The report reveals that there are currently over 1.5 billion pages of records in government vaults that are over 25 years old and still classified. The commission, chaired by Senator Daniel Patrick Moynihan of New York, a Democrat, was made up of men and women from a wide variety of backgrounds, including the arch-conservative Republican Senator Jesse Helms of North Carolina; the veteran Democratic foreign affairs expert, Congressman Lee Hamilton of Indiana; John Deutch, the recently retired Director of the Central Intelligence Agency; and even - surely unthinkable in Westminster or Whitehall - a journalist, Ellen Hume, formerly of The Wall Street Journal.

The Commission proposes the creation of a National Declassification Centre, to declassify documents as fast as they are classified. And it suggests a "life cycle for secrets". Normally documents should not remain secret for more than 10 years, it says: in no case should they remain secret for more than 30 years, unless it can be demonstrated that actual damage would be done to specific individuals or to continuing government programmes by making them public.

The report includes an historical appendix by Senator Moynihan on how "a vast secrecy system" came into existence. From the time of World War I, Moynihan shows, the US recurrently faced espionage and occasionally sabotage, often carried out by first generation immigrants, first from Germany, then from Russia, and later from elsewhere. This led to a "Hun within" syndrome, to measures designed to check loyalty, and ultimately to the witch hunts of the years after World War II. Where normally, Moynihan points out, the existence of secrets requires that they be defended, in the American experience, secrets came about because of the perceived threat.

The threat, and the secrecy, redoubled after the Bolshevik revolution of 1917. Evidence has recently been found in the Soviet archives, for example, that John Reed, the Harvard graduate who wrote Ten Days That Shook the World (made into the film Reds) was a Soviet agent, paid just over one million roubles on January 22, 1920 in gold, jewels and other valuables for Party work in the US.

Moynihan points out that the Cold War presented the United States with an "awful dilemma". "To preserve an open society," he writes, "it was deemed necessary to take measures that in significant ways closed it down. A culture of secrecy evolved."

There are striking examples of the dangers of secrecy, even in the relatively open atmosphere of Washington. In 1957, for example, the "Gaither report" predicted that there would be a "missile gap" between the US and the Soviet Union in the early 1960s. "The missile gap turned out not to exist, but the aftermath of a massive scare echoed on and on", affecting US strategic thinking and swelling defence budgets for decades.

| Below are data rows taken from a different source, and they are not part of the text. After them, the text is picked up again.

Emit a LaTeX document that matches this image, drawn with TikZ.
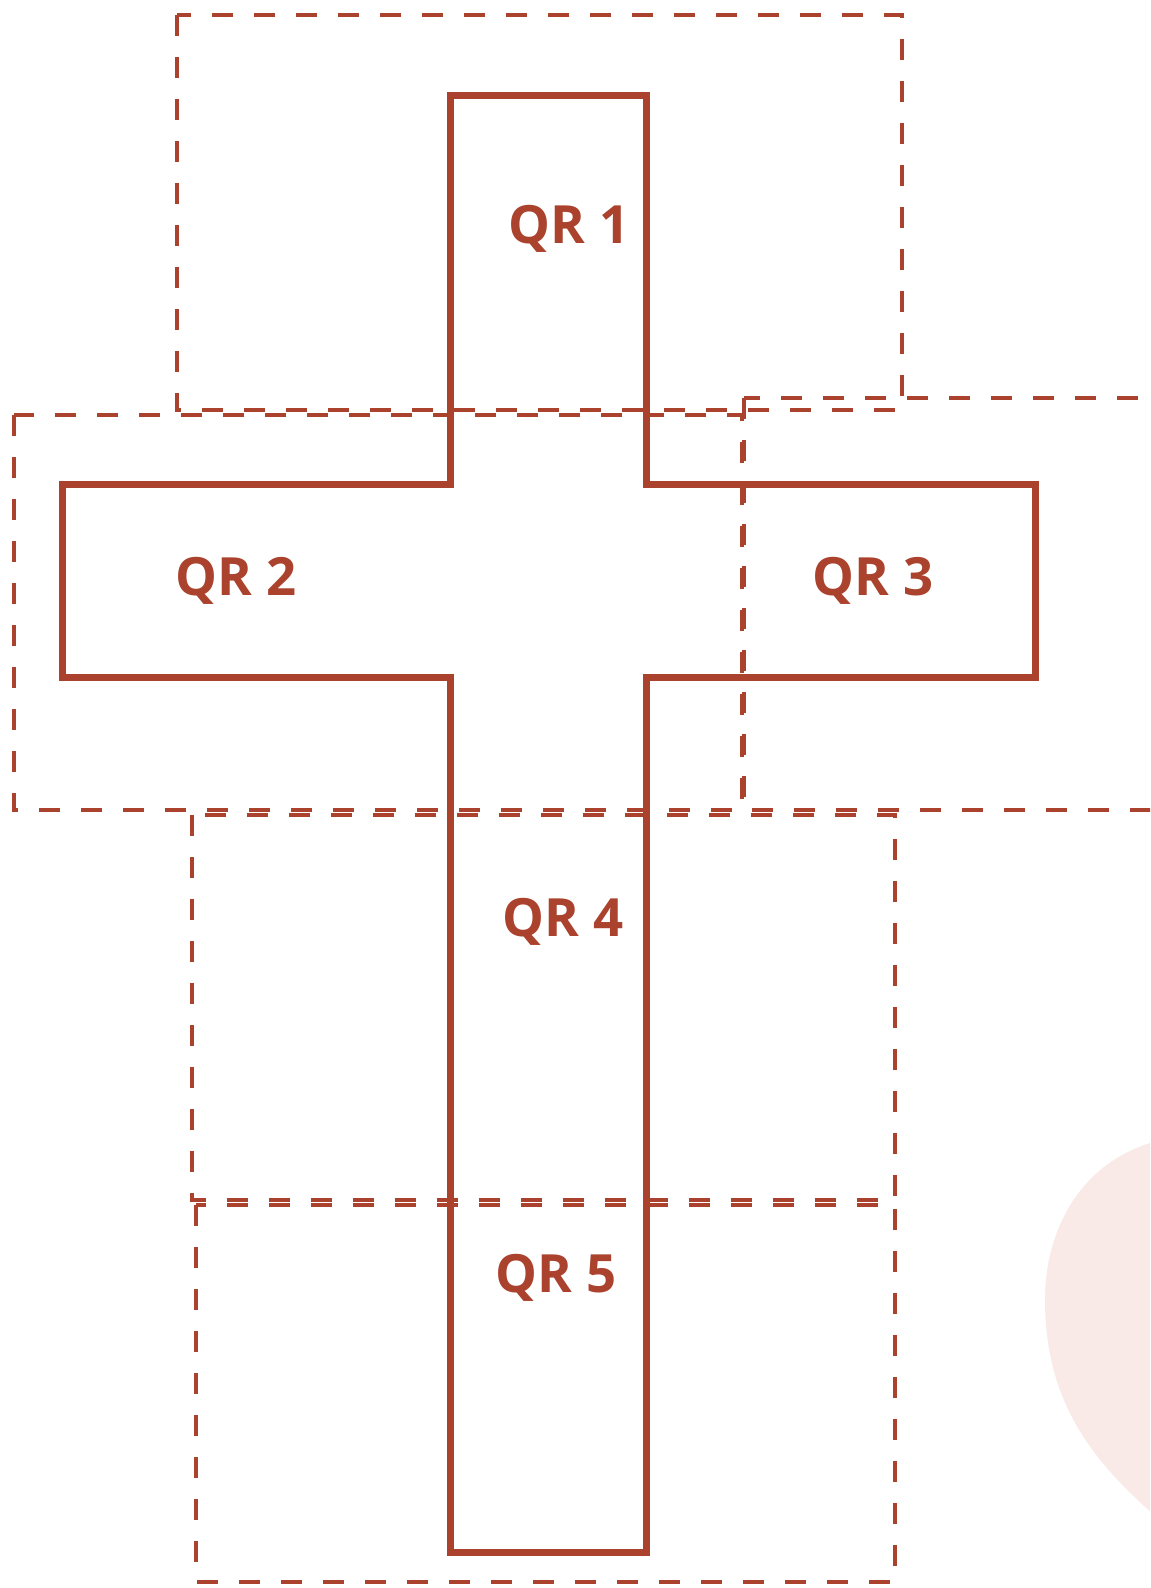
\documentclass[tikz,border=0pt]{standalone}
\usepackage{fontspec}
\setsansfont{Open Sans}
\usetikzlibrary{positioning}
\definecolor{rust}{RGB}{170,66,45}
\definecolor{blush}{RGB}{249,233,231}

\begin{document}
\begin{tikzpicture}[
    x=0.02cm, y=-0.02cm,
    cross/.style={draw=rust, line width=0.14cm, line join=miter},
    zone/.style={draw=rust, line width=0.07cm, dash pattern=on 0.42cm off 0.42cm},
    lbl/.style={font=\sffamily\bfseries\fontsize{30}{34}\selectfont, text=rust, inner sep=0pt},
    every node/.style={inner sep=2pt}]

    \useasboundingbox (0,0) rectangle (1150,1588);

    % ── background blob ──────────────────────────────────────
    \begin{scope}
      \clip (0,0) rectangle (1150,1588);
      \fill[blush] (1150,1143) .. controls (1080,1165) and (1045,1230) .. (1045,1300)
        .. controls (1045,1400) and (1090,1460) .. (1160,1520) -- (1160,1143) -- cycle;
    \end{scope}

    % ── dashed zones ─────────────────────────────────────────
    \begin{scope}
      \clip (0,0) rectangle (1150,1588);
      \draw[zone] (177,15) rectangle (902,410);
      \draw[zone] (14,415) rectangle (742,810);
      \draw[zone] (744,398) rectangle (1180,810);
      \draw[zone] (192,815) rectangle (895,1200);
      \draw[zone] (196,1205) rectangle (895,1582);
    \end{scope}

    % ── cross ────────────────────────────────────────────────
    \draw[cross] (450,96) -- (646,96) -- (646,484) -- (1035,484) -- (1035,677)
      -- (646,677) -- (646,1552) -- (450,1552) -- (450,677) -- (62,677)
      -- (62,484) -- (450,484) -- cycle;

    % ── labels ───────────────────────────────────────────────
    \node[lbl] (q1) at (569,229) {QR 1};
    \node[lbl] (q2) at (236,581) {QR 2};
    \node[lbl] (q3) at (873,581) {QR 3};
    \node[lbl] (q4) at (563,922) {QR 4};
    \node[lbl] (q5) at (556,1278) {QR 5};

\end{tikzpicture}
\end{document}
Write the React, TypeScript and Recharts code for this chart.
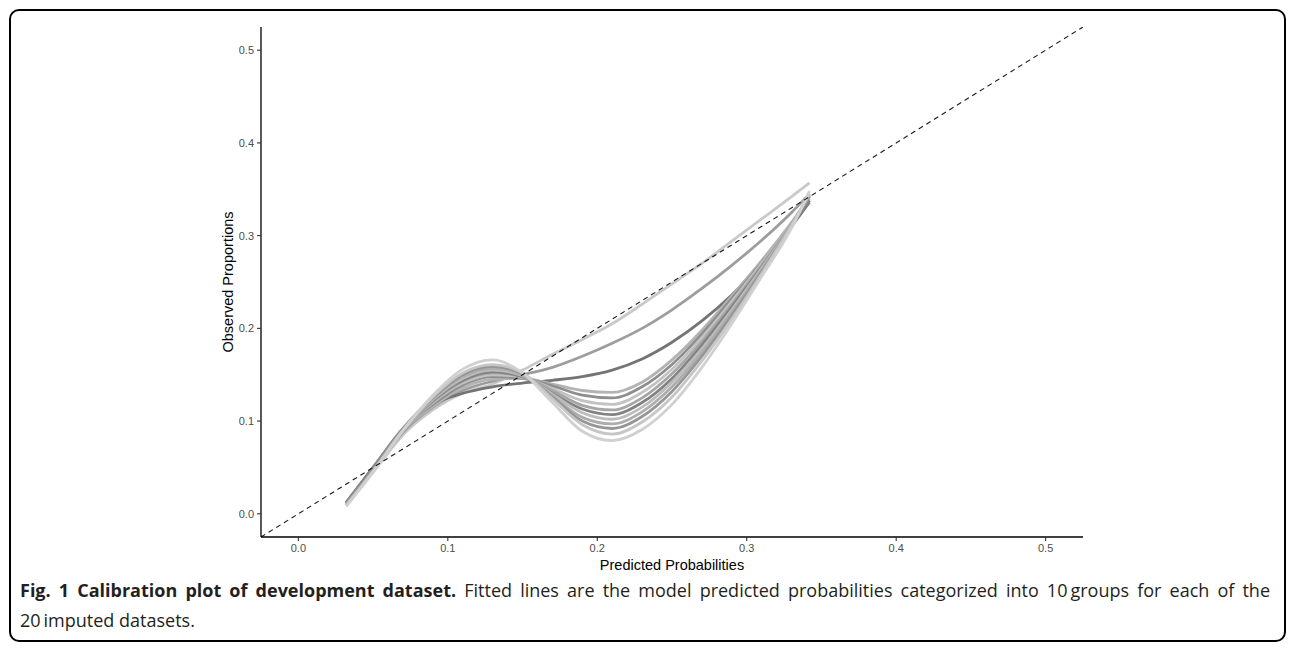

"The Cold War is over," the Senator writes. "Yet this most pervasive of Cold War era regulation persists." There is massive over-classification of documents, and "the principal concern of the classifiers is not with national security but with governmental embarrassment of one sort or another".

The perpetuation of Cold War secrecy, Moynihan argues, is not only expensive and absurd; it is dangerous. "The United States will be best served by the largest possible degree of openness." To do otherwise, he says, "is to invite preoccupation with passing conspiracy, after all we have sacrificed in this century to destroy sustained conspiracies that might very well have destroyed us".

As so often, the apparent parallels between Britain and America are deceptive. If American secrecy has reflected an immigrant society's paranoia about loyalty, British secrecy results from the instinctive assumption of a governing class - politicians and civil servants alike - whose democratic instincts are weak, that what is done in our name is none of our business. Will Tony Blair's Labour understand any better than Harold Wilson's the fearful cost we pay in many ways for keeping what is happening in our society from ourselves?